Hanson: From Oklahoma to South Africa

Friday, October 12, 2007


With a new album released this summer and a nationwide tour now under way, Hanson -- the band of brothers you may remember from a small single called "MMMBop" about 10 years ago -- is setting out to give their fans a dose of social activism along with their usual catchy pop.

In the midst of recording "The Walk," which was released earlier this year, the band took a brief trip to South Africa to visit a local choir.

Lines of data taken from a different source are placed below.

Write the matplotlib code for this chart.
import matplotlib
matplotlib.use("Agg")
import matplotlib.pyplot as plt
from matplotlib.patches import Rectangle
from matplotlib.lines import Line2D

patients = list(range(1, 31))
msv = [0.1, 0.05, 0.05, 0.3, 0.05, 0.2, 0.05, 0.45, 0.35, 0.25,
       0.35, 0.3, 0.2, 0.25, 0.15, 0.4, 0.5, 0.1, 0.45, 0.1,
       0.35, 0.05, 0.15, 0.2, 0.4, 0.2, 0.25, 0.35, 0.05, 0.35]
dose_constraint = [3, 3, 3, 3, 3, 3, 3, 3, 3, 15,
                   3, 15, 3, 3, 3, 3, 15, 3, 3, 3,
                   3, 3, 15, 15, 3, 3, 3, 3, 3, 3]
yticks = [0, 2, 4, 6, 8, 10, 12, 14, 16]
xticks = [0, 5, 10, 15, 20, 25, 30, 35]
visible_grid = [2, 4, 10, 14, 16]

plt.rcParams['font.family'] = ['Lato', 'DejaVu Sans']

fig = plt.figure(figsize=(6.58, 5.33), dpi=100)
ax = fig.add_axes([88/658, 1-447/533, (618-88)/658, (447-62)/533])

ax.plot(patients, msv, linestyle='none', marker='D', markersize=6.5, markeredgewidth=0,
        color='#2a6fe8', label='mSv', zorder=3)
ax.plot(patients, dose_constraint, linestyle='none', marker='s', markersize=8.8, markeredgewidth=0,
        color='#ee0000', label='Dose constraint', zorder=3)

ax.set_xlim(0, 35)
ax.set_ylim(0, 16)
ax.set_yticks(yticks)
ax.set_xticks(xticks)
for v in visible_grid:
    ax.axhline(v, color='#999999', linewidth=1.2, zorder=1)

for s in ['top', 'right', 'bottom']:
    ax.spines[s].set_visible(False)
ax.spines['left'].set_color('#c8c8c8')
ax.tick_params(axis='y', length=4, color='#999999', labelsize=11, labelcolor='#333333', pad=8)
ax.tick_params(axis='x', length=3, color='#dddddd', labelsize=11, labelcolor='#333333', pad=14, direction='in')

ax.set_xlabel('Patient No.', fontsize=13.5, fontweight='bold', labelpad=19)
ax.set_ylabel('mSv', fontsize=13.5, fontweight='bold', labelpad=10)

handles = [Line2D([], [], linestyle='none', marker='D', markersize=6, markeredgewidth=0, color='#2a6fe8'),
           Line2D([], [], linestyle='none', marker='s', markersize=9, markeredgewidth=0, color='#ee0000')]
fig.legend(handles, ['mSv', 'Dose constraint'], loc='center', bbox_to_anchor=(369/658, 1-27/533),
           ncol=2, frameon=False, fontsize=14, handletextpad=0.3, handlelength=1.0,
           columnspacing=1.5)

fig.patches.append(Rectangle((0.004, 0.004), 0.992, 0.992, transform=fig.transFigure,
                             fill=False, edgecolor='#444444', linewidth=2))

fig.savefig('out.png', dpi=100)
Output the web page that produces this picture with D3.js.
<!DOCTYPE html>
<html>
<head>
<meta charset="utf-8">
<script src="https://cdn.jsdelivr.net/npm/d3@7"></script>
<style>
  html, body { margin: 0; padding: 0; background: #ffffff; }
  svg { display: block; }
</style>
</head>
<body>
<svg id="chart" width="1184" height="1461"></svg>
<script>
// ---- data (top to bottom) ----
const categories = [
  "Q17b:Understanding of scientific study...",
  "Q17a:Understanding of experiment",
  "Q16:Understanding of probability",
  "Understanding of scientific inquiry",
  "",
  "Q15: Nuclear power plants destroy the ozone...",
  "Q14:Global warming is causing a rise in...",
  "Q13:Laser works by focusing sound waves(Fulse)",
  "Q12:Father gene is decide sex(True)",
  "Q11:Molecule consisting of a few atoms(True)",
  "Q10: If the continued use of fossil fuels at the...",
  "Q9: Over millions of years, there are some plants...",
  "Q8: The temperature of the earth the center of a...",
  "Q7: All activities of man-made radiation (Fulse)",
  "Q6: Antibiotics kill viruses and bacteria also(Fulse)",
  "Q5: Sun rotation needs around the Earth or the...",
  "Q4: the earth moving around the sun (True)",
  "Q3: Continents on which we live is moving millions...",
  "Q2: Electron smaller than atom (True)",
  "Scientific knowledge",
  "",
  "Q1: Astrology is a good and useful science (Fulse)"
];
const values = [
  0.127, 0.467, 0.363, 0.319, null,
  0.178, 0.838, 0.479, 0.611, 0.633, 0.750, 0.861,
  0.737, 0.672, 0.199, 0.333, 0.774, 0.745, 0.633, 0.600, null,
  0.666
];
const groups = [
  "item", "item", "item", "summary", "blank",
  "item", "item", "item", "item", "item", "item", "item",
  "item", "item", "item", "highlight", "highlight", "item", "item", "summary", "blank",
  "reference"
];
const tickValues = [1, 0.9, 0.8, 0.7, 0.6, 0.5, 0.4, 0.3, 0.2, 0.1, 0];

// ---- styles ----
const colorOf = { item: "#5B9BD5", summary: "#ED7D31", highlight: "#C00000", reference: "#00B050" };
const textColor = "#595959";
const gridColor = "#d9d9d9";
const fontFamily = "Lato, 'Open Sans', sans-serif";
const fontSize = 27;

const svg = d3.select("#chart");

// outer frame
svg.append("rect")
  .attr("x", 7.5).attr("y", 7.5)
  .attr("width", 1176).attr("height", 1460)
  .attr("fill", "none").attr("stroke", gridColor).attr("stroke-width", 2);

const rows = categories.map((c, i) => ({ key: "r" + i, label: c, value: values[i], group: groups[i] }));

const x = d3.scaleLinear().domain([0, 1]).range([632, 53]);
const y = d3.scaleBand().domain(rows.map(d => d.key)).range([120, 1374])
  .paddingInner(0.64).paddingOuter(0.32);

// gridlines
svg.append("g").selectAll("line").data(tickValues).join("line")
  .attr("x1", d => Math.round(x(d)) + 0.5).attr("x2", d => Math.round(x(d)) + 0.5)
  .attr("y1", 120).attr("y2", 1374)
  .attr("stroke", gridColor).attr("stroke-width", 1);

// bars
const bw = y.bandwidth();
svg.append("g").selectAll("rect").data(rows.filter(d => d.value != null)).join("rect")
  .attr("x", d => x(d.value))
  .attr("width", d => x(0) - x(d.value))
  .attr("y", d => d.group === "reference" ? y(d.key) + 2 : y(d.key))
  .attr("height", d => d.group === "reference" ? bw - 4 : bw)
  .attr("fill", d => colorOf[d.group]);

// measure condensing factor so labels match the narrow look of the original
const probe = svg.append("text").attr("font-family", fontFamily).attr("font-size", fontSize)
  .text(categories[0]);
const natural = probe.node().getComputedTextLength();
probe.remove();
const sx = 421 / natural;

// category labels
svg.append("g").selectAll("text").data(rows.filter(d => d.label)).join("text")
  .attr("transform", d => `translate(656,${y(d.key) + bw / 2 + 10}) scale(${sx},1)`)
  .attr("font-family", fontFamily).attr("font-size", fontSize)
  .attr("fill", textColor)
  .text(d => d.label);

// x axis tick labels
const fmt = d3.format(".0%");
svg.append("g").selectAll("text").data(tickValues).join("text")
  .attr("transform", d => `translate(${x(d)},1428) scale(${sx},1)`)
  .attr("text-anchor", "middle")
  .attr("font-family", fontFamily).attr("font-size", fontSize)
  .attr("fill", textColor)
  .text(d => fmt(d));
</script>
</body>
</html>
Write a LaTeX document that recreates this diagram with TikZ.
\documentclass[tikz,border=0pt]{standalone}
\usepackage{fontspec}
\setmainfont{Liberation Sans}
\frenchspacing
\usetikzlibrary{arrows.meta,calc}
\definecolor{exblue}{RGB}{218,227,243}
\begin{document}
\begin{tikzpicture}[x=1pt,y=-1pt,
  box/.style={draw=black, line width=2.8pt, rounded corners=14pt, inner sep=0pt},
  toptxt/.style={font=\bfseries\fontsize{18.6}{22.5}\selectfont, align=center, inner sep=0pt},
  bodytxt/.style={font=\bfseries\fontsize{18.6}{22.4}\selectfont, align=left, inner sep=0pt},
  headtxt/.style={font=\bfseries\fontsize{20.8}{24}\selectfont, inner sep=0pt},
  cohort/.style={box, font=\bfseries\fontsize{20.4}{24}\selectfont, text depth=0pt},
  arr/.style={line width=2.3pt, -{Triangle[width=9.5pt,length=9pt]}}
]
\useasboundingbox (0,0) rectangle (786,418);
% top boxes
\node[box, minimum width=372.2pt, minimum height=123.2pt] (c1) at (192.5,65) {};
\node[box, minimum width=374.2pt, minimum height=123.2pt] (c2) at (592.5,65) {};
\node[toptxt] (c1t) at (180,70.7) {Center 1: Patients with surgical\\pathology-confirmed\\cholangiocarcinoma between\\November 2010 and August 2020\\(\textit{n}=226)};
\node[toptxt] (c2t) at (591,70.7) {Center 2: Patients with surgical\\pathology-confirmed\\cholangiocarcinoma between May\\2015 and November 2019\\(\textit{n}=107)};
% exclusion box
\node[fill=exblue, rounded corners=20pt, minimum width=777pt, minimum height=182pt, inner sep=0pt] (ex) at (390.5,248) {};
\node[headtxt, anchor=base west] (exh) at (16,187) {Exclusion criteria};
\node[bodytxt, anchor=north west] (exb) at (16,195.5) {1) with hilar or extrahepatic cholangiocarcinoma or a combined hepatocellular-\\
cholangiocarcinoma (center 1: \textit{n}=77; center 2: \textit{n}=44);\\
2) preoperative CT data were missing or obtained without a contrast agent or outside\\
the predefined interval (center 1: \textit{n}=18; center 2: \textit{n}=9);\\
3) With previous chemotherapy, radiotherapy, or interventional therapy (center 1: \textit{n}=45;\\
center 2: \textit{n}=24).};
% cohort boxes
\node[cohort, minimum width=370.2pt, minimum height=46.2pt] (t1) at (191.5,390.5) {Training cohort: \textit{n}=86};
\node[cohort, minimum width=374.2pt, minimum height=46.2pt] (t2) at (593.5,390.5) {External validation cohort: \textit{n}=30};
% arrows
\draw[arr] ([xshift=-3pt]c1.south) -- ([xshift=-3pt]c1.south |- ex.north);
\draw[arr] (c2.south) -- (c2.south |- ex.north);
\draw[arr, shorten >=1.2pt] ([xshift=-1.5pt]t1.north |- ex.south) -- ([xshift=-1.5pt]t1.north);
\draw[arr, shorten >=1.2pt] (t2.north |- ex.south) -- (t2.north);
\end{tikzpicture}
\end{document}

The journey's results were both musical --the choir's vocals ended up on the record's first single, "Great Divide" -- and charitable: proceeds from the single will go to AIDS research efforts at the Chris Hani Baragwanath Hospital in Soweto.

The band's reasons for adopting the cause are simple, said Isaac Hanson, the oldest of the three brothers.

"Our generation has been very, very privileged with wealth that has been very accessible to us, especially in relation to the entire world," Isaac said. "We can do things that are very, very simple to us that can have a huge impact on others."

The brothers gained an interest in AIDS research in Africa when meeting with a company called Docvia in their hometown of Tulsa. The company had just donated technology to let patients and doctors communicate through text messages to the Soweto hospital.

"There needs to be leadership in the heartland of America," Isaac said. "We need to make this (issue) a part of our social awareness."

But the message wouldn't matter without the music, and the band is excited about "The Walk." Isaac said the album melds the R&B influences of "Middle of Nowhere" with the gospel feel of "This Time Around" and the introspective qualities of "Underneath."

"We wanted to try to combine all three of those into one album in such a way that you could put a bookend on this chapter of the band, and say, 'This is what Hanson sounds like,' " Isaac said.

Isaac, 26, has been recording with his brothers Taylor, 24, and Zachary, 21, for more than a decade. Each is an equal contributor, but being a band hasn't always been easy, Isaac said.

"We definitely clash with each other consistently," Isaac said. "We have fairly heated arguments, but the music itself is that consistency, that thing we believe in. We don't always agree on how to get there, but we agree on the goal: a good song," he said.